The Arab world’s first spacecraft underscores the UAE’s drive to give a new direction to its youthful population.
The successful entry into orbit around Mars in February of an interplanetary spacecraft launched by the United Arab Emirates (UAE) harkened the return of a long-marginalized region to the scientific center stage.
“There are two aspects to the mission,” says Farouk El-Baz, a former lunar geologist with the US National Aeronautics and Space Administration (NASA) who serves on the mission’s high-level international Scientific Advisory Council. “The first is to uplift the spirit of the UAE and the Arab world, to say, ‘We can do it.’ The other is to complement the scientific information of the big guys.”
The “big guys” would be the US and China, which were already up there. Now, the Arab world wants a piece of the action. “Arab civilization once contributed to science,” says Marwa Maziad, a nonresident scholar at the Defense and Security Program of the Middle East Institute in Washington, DC, who sees this latest scientific success as a return to form that will yield commercial benefits.
Turning 50 this year, the UAE built its economy on oil; although it began to diversify earlier and more energetically than its Gulf neighbors. “The UAE has led the Arab world to new frontiers in deep space for the first time in history,” Sheikh Mohammed bin Rashid Al Maktoum, vice president and prime minister of the UAE and emir of Dubai, said in a statement. “Our space mission carries a message of hope and confidence in Arab youth.”
He did not use the word hope by chance. With a capital “H,” that’s the name of the spacecraft (Al-Amal in Arabic), chosen from thousands of suggestions received through a nationwide drive.
The public face of the space program has been a young woman, Sarah bint Yousif Al Amiri, born in 1987, minister of state for advanced technology, who launched it in 2015 with a request on Twitter for people to suggest its name. She serves as chairwoman of the UAE’s space agency and the UAE Council of Scientists as well as minister for advanced technology.

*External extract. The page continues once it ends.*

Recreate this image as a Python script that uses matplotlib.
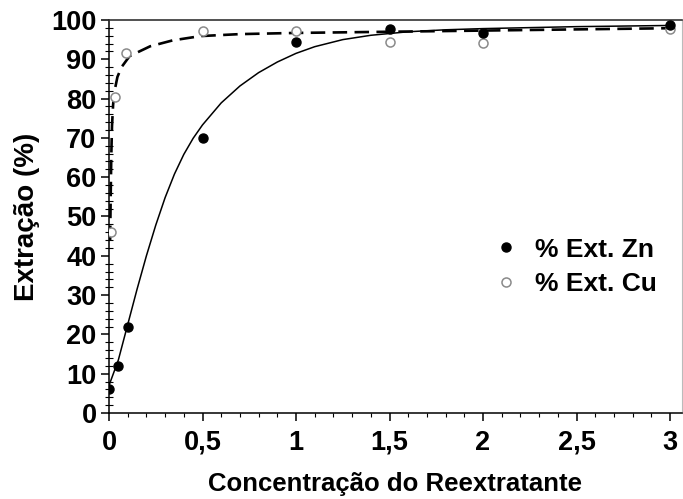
import matplotlib
matplotlib.use("Agg")
import matplotlib.pyplot as plt
from matplotlib.ticker import MultipleLocator

plt.rcParams['font.family'] = ['Liberation Sans', 'DejaVu Sans']
plt.rcParams['font.weight'] = 'bold'

# measured points
conc_zn = [0.0, 0.05, 0.1, 0.5, 1.0, 1.5, 2.0, 3.0]
ext_zn = [6.0, 12.0, 22.0, 70.0, 94.5, 97.8, 96.8, 98.8]

conc_cu = [0.01, 0.03, 0.09, 0.5, 1.0, 1.5, 2.0, 3.0]
ext_cu = [46.0, 80.5, 91.5, 97.2, 97.2, 94.5, 94.2, 97.8]

# fitted curves
fit_zn_x = [0.0, 0.05, 0.1, 0.15, 0.2, 0.25, 0.3, 0.35, 0.4, 0.45, 0.5,
            0.6, 0.7, 0.8, 0.9, 1.0, 1.1, 1.25, 1.4, 1.6, 1.8, 2.0, 2.5, 3.0]
fit_zn_y = [7.0, 13.5, 22.5, 31.5, 40.0, 47.8, 54.8, 60.8, 65.8, 69.9, 73.3,
            78.9, 83.2, 86.6, 89.3, 91.5, 93.2, 95.0, 96.1, 97.0, 97.5, 97.8,
            98.3, 98.6]

fit_cu_x = [0.006, 0.009, 0.012, 0.016, 0.022, 0.03, 0.045, 0.067, 0.11,
            0.22, 0.34, 0.49, 0.7, 1.0, 1.5, 2.0, 2.5, 3.0]
fit_cu_y = [44.0, 55.0, 65.0, 73.0, 78.5, 82.0, 85.5, 88.0, 90.8,
            93.3, 94.8, 95.9, 96.4, 96.7, 97.0, 97.3, 97.6, 97.9]

xticks = [0, 0.5, 1, 1.5, 2, 2.5, 3]
xticklabels = ['0', '0,5', '1', '1,5', '2', '2,5', '3']
yticks = [0, 10, 20, 30, 40, 50, 60, 70, 80, 90, 100]

fig = plt.figure(figsize=(6.83, 4.99), dpi=100)
ax = fig.add_axes([0.1596, 0.1723, 0.8389, 0.7877])

ax.plot(fit_zn_x, fit_zn_y, color='black', lw=1.1, zorder=2)
ax.plot(fit_cu_x, fit_cu_y, color='black', lw=1.9, dashes=(5.5, 2.8), zorder=2)

zn, = ax.plot(conc_zn, ext_zn, 'o', color='black', ms=6.5, ls='none', zorder=4,
              label='% Ext. Zn')
cu, = ax.plot(conc_cu, ext_cu, 'o', mfc='white', mec='#8a8a8a', mew=1.1, ms=6.5,
              ls='none', zorder=3, label='% Ext. Cu')

ax.set_xlim(0, 3.064)
ax.set_ylim(0, 100)
ax.set_xticks(xticks)
ax.set_xticklabels(xticklabels)
ax.set_yticks(yticks)
ax.xaxis.set_minor_locator(MultipleLocator(0.1))
ax.yaxis.set_minor_locator(MultipleLocator(2))

ax.tick_params(axis='both', which='major', direction='out', length=6, width=1.1,
               labelsize=19.5, pad=3)
ax.tick_params(axis='x', which='minor', direction='out', length=3, width=0.8)
ax.tick_params(axis='y', which='minor', direction='inout', length=6, width=0.8)
ax.tick_params(axis='x', which='major', pad=6)

for side in ['left', 'bottom']:
    ax.spines[side].set_linewidth(1.1)
ax.spines['top'].set_linewidth(1.2)
ax.spines['top'].set_color('#333333')
ax.spines['right'].set_linewidth(0.8)
ax.spines['right'].set_color('#bbbbbb')

ax.set_xlabel('Concentração do Reextratante', fontsize=18.5, fontweight='bold',
              labelpad=12)
ax.set_ylabel('Extração (%)', fontsize=20, fontweight='bold', labelpad=8)

ax.legend(handles=[zn, cu], loc='center left', bbox_to_anchor=(0.652, 0.372),
          frameon=False, borderpad=0, handlelength=0.8, handletextpad=0.7,
          labelspacing=0.4, prop={'size': 19, 'weight': 'bold'})

fig.savefig('out.png', dpi=100)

The mission is writing “a different narrative and interpretation for an Arab-majority country and what it presents to the world,” says Maziad. “The UAE is emphasizing the STEM fields, and not just oil, not just old failures.” The “new branding,” as she puts it, leans on international cooperation in contrast to the old stereotypes of “support for extremism.”
The UAE’s Mohammed Bin Rashid Space Centre worked with the University of Colorado, Boulder; Arizona State University; and the University of California, Berkeley, to design and build the spacecraft. It was launched from the Tanegashima Space Center in Japan and was propelled by a Japanese rocket. The scientific data from the flight will be shared with over 200 institutions around the globe and will focus on the Martian atmosphere. “Mars is losing its atmosphere,” says El-Baz. “How?”

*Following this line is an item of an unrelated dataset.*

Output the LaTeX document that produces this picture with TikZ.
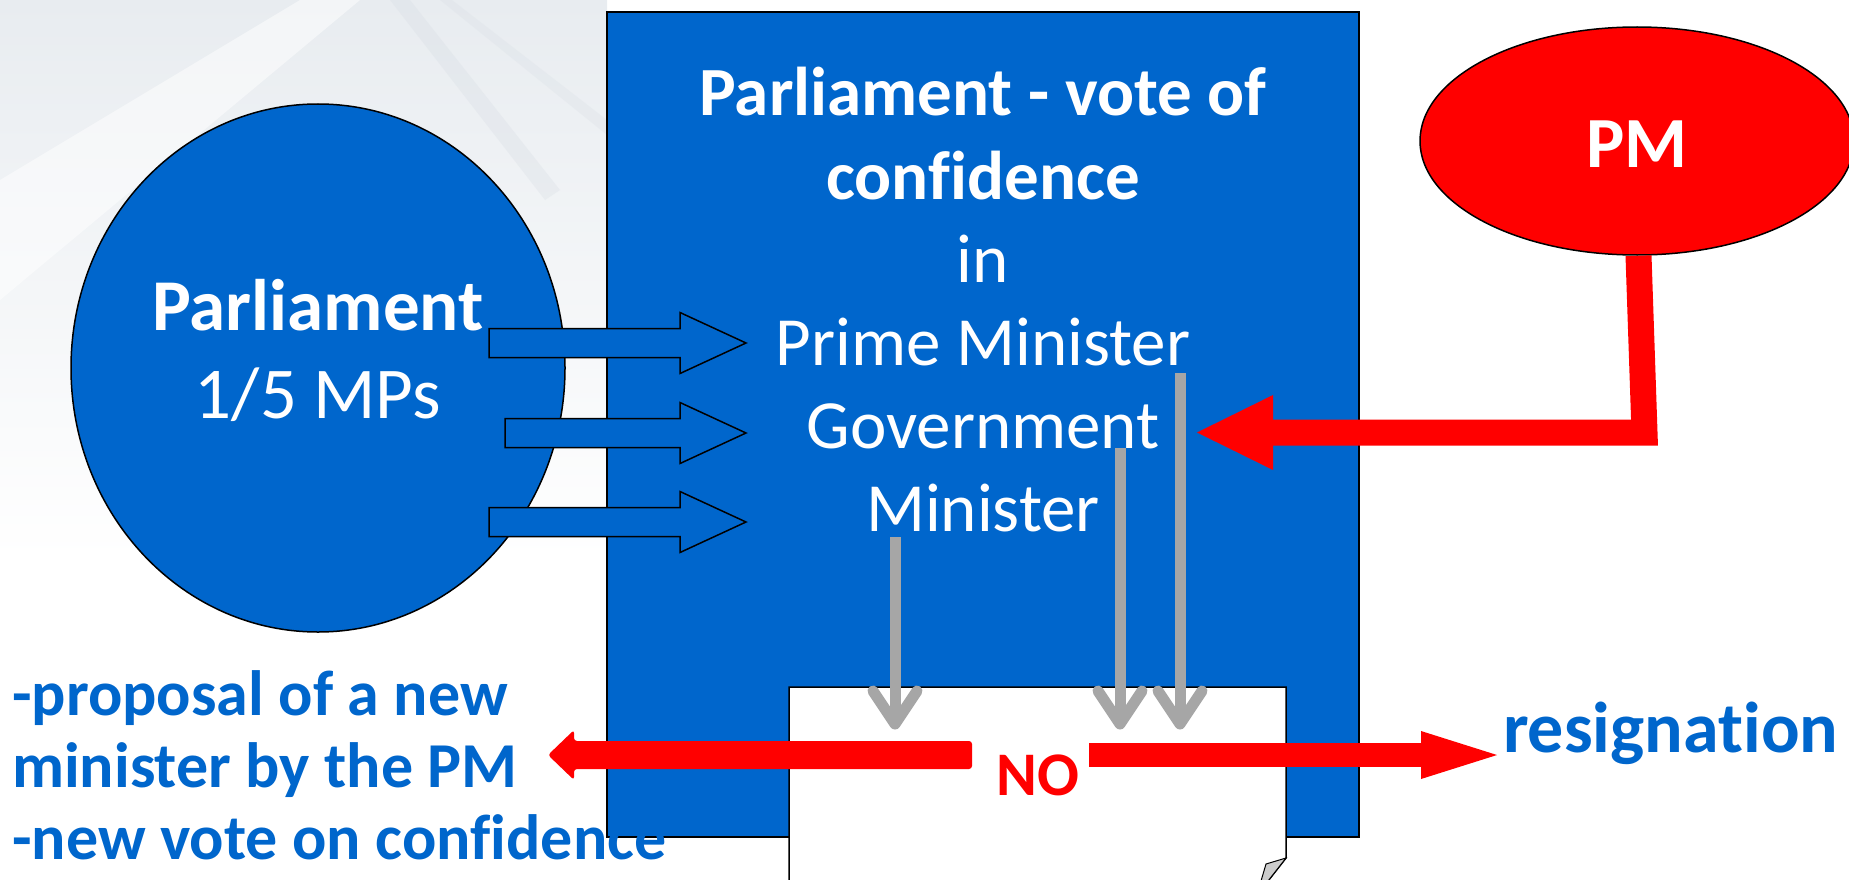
\documentclass[tikz,border=0pt]{standalone}
\usepackage{fontspec}
\setmainfont{Carlito}[Ligatures=NoCommon]
\usetikzlibrary{shapes.geometric,calc}
\definecolor{pblue}{RGB}{0,102,204}
\definecolor{pred}{RGB}{255,0,0}
\definecolor{pgray}{RGB}{166,166,166}
\definecolor{bgA}{RGB}{232,236,240}
\definecolor{bgB}{RGB}{214,220,227}
\newcommand\fsBig{\fontsize{73}{88}\selectfont}
\newcommand\fsMid{\fontsize{69}{83}\selectfont}
\newcommand\fsSide{\fontsize{64}{73}\selectfont}
\newcommand\fsNo{\fontsize{62}{70}\selectfont}
\begin{document}
\begin{tikzpicture}[x=1pt,y=-1pt,
  blueshape/.style={draw=black,line width=1.5pt,fill=pblue},
  whitetxt/.style={text=white,inner sep=0pt,anchor=base},
  bluetxt/.style={text=pblue,inner sep=0pt,font=\fsSide\bfseries},
  grayarr/.style={draw=pgray,line width=11pt,line join=round},
  redbar/.style={draw=pred,line width=26pt,line join=miter},
  blockarrow/.style={blueshape}]
\useasboundingbox (0,0) rectangle (1849,880);
% background tint
\shade[top color=bgA,bottom color=white] (0,0) rectangle (607,560);
\fill[white,opacity=0.5] (0,180) -- (300,0) -- (360,0) -- (0,300) -- cycle;
\fill[bgB,opacity=0.3] (390,0) -- (410,0) -- (560,190) -- (545,200) -- cycle;
\fill[bgB,opacity=0.25] (440,0) -- (452,0) -- (607,120) -- (607,135) -- cycle;
% Parliament ellipse
\node[ellipse,blueshape,minimum width=494pt,minimum height=528pt,inner sep=0pt] (parl) at (318,368) {};
\node[whitetxt,font=\fsBig\bfseries] (parlA) at (318,330) {Parliament};
\node[whitetxt,font=\fsBig] (parlB) at (318,418) {1/5 MPs};
% main box
\node[rectangle,blueshape,minimum width=752pt,minimum height=825pt,inner sep=0pt] (box) at (983,424.5) {};
\node[whitetxt,font=\fsMid\bfseries] (t1) at (983,116) {Parliament - vote of};
\node[whitetxt,font=\fsMid\bfseries] (t2) at (983,199) {confidence};
\node[whitetxt,font=\fsMid] (t3) at (983,282) {in};
\node[whitetxt,font=\fsMid] (t4) at (983,365) {Prime Minister};
\node[whitetxt,font=\fsMid] (t5) at (983,448) {Government};
\node[whitetxt,font=\fsMid] (t6) at (983,531) {Minister};
% block arrows from Parliament
\foreach \xl/\yc in {489/343,505/433,489/522}{
  \draw[blockarrow] (\xl,\yc-14.5) -- (680,\yc-14.5) -- (680,\yc-30.5) -- (746,\yc)
    -- (680,\yc+30.5) -- (680,\yc+14.5) -- (\xl,\yc+14.5) -- cycle;
}
% white document
\draw[black,line width=1.5pt,fill=white] (789,881) -- (789,687) -- (1286,687) -- (1286,858) -- (1268,881);
\draw[black,line width=1pt,fill=gray!40] (1286,858) -- (1266,864) -- (1261,881) -- (1268,881) -- cycle;
% gray arrows
\coordinate (gA1) at (895,537);  \coordinate (gA2) at (895,724);
\coordinate (gB1) at (1120,448); \coordinate (gB2) at (1120,724);
\coordinate (gC1) at (1180,373); \coordinate (gC2) at (1180,724);
\foreach \a/\b in {gA1/gA2,gB1/gB2,gC1/gC2}{
  \draw[grayarr] (\a) -- (\b);
  \draw[grayarr,line cap=round] ($(\b)+(-22,-33)$) -- (\b) -- ($(\b)+(22,-33)$);
}
% PM
\node[ellipse,draw=black,line width=1.5pt,fill=pred,minimum width=434pt,minimum height=228pt,inner sep=0pt] (pm) at (1637,141) {};
\node[whitetxt,font=\fontsize{72}{80}\selectfont\bfseries] (pmt) at (1637,167) {PM};
\coordinate (pmc) at (1644.5,432.5);
\coordinate (pmh) at (1273,432.5);
\draw[redbar] ([xshift=1.5pt]pm.south) -- (pmc) -- (pmh);
\fill[pred] (1273,395) -- (1197,432.5) -- (1273,470) -- cycle;
% NO
\node[text=pred,inner sep=0pt,anchor=base,font=\fsNo\bfseries] (no) at (1038,795) {NO};
\coordinate (nl1) at (972,755); \coordinate (nl2) at (574,755);
\coordinate (nr1) at (1089,755); \coordinate (nr2) at (1421,755);
\fill[pred,rounded corners=3pt] (972,741) -- (972,769) -- (574,769) -- (574,780) -- (548,755) -- (574,730) -- (574,741) -- cycle;
\draw[pred,line width=24pt] (nr1) -- (nr2);
\fill[pred] (1421,731) -- (1497,755) -- (1421,779) -- cycle;
% labels
\node[text=pblue,inner sep=0pt,anchor=base west,font=\fontsize{72}{80}\selectfont\bfseries] (res) at (1503,752) {resignation};
\node[bluetxt,anchor=base west] (s1) at (12,715) {-proposal of a new};
\node[bluetxt,anchor=base west] (s2) at (12,787) {minister by the PM};
\node[bluetxt,anchor=base west] (s3) at (12,859) {-new vote on confidence};
\end{tikzpicture}
\end{document}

The flight makes the UAE just the second country to successfully enter orbit around Mars on the first try (the other was India). The $200 million expedition will last one Martian year, a little under two Earth years. While the mission took just six years to unfold, the UAE’s interest in space exploration dates at least to the 1970s, when El-Baz first visited as a member of the renowned US Apollo team.

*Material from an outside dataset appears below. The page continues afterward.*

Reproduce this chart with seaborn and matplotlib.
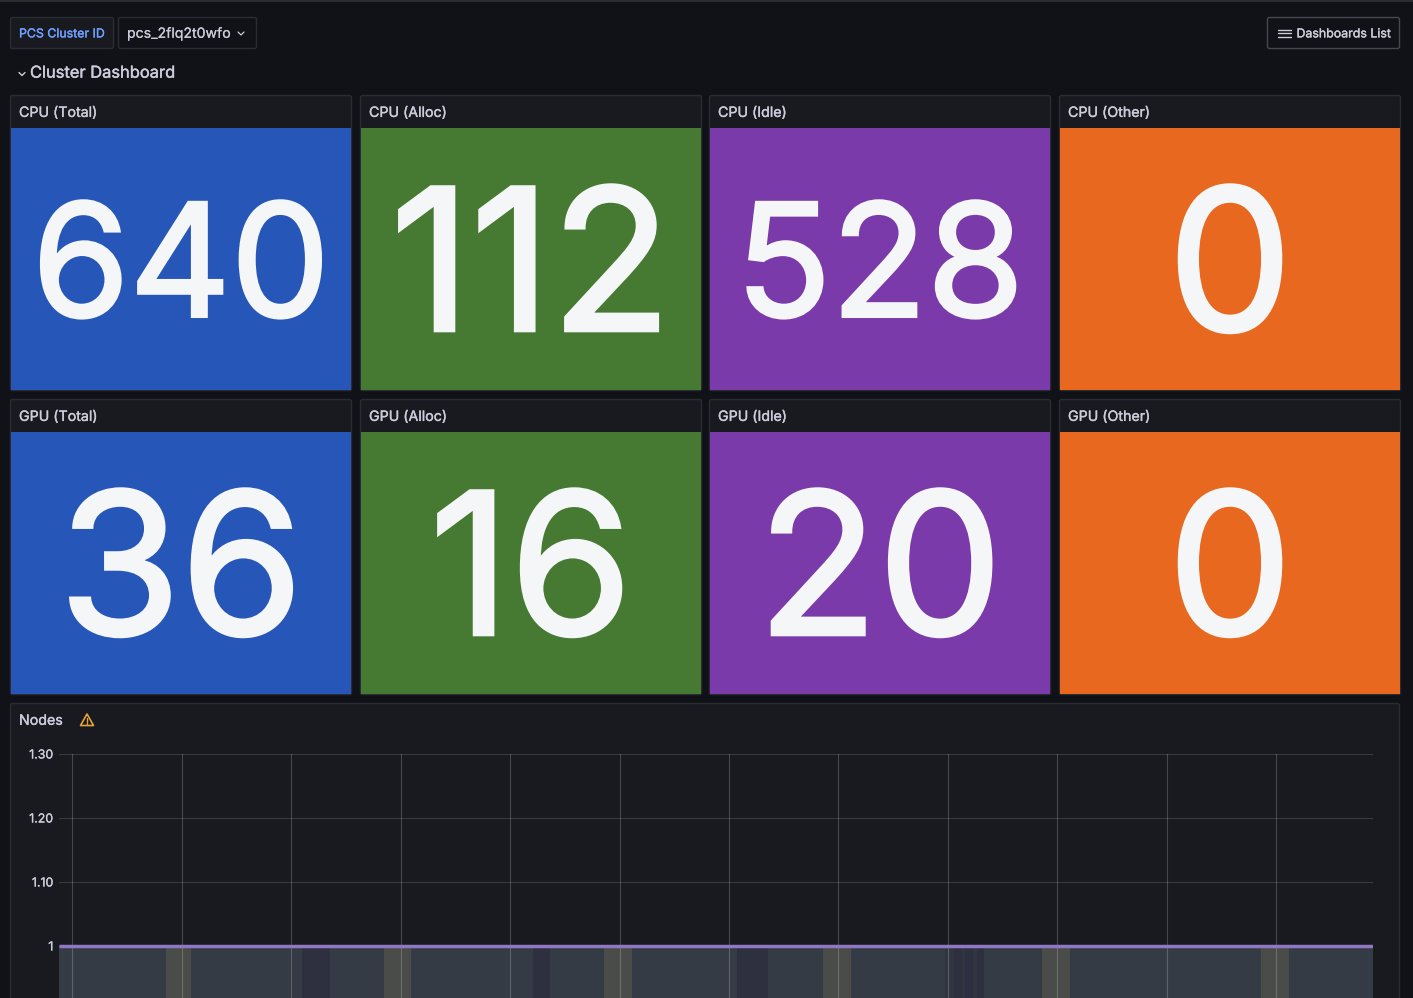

Over the last dozen years, the country has launched 10 satellites. A year and a half ago, it sent an astronaut to the International Space Station. Now the UAE proposes to subsidize an Arab-wide satellite, according to El-Baz. “Hope was the seed to encouraging the Arab world to think big,” he says.
The mission is designed in particular to “send a message to the Arab world and its youth,” says Maziad, “that any individual can be part of this.”